Linux and Solaris are distributed with current versions of sendmail already installed. However, you may need to upgrade your version of sendmail to keep up with security fixes and improvements.
To compile sendmail, you download the appropriate archive file from proofpoint.com and unpack the archive using uncompress or gunzip compression utilities, together with tar. Versions 8.9 and higher of sendmail include a script file named Build. You execute this file by using the sh command to compile a new version of sendmail. Build automatically detects your operating system type, then builds sendmail accordingly. Once you have compiled the program, you must create a new sendmail.cf file, then kill any current running sendmail version and start the new one.
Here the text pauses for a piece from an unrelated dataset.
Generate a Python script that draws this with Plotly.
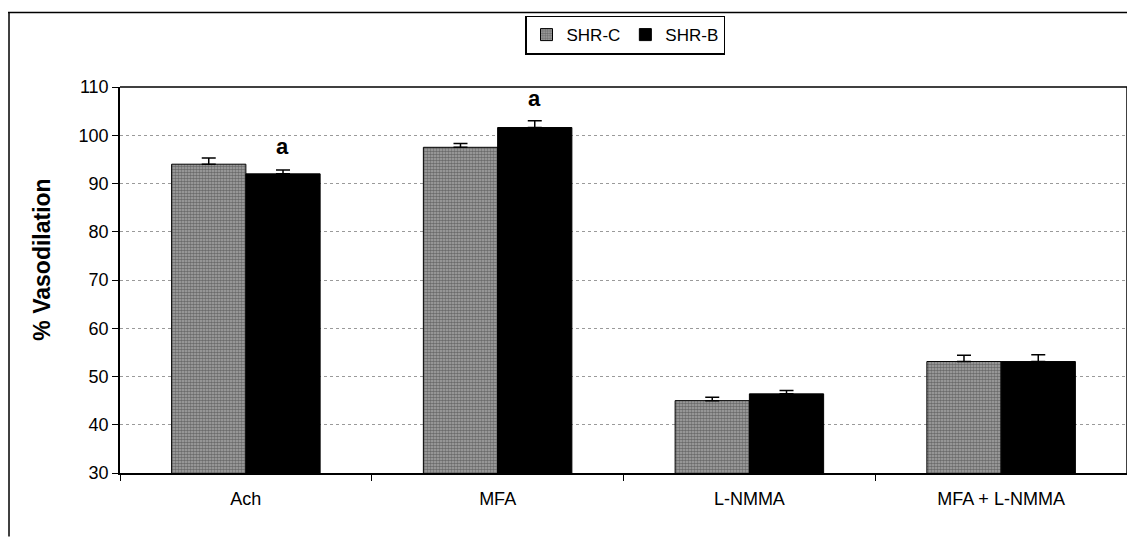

Then you can troubleshoot the new installation.

Compile issues

The sendmail program may have specific problems with some UNIX flavors. For example, if your system uses gcc 2.4.x or 2.5.x, you cannot use the –O (optimization) argument. If you have trouble compiling sendmail, consult the sendmail Web site or the sendmail newsgroup. See the Internet Resources section of the course Resources page for these links.

sendmail file locations

After compiling, sendmail traditionally stores its configuration files in the /etc directory. These include the main configuration file sendmail.cf, along with supporting configuration information such as the aliases file.
The /etc/mail directory contains other support files, including files controlling access to the sendmail process, such as the ip_allow, ip_deny, and relay_allow files.
The precise locations of sendmail configuration files can vary depending on the UNIX version. For example, HP-UX and Solaris put their alias file in the /etc/mail/aliases directory, whereas Irix uses /etc/aliases.
Beginning with sendmail 8.9, sendmail configuration is being standardized and all UNIX flavors should use /etc/mail as the directory for all sendmail configuration files. All subsequent iterations of sendmail will use this location by default.

sendmail and BIND (DNS)

You must have properly configured DNS to run sendmail. If you plan to receive email at your site, you must make modifications to your DNS zone files to enable remote SMTP servers to find you. We will discuss the interaction between DNS and SMTP in a later lesson.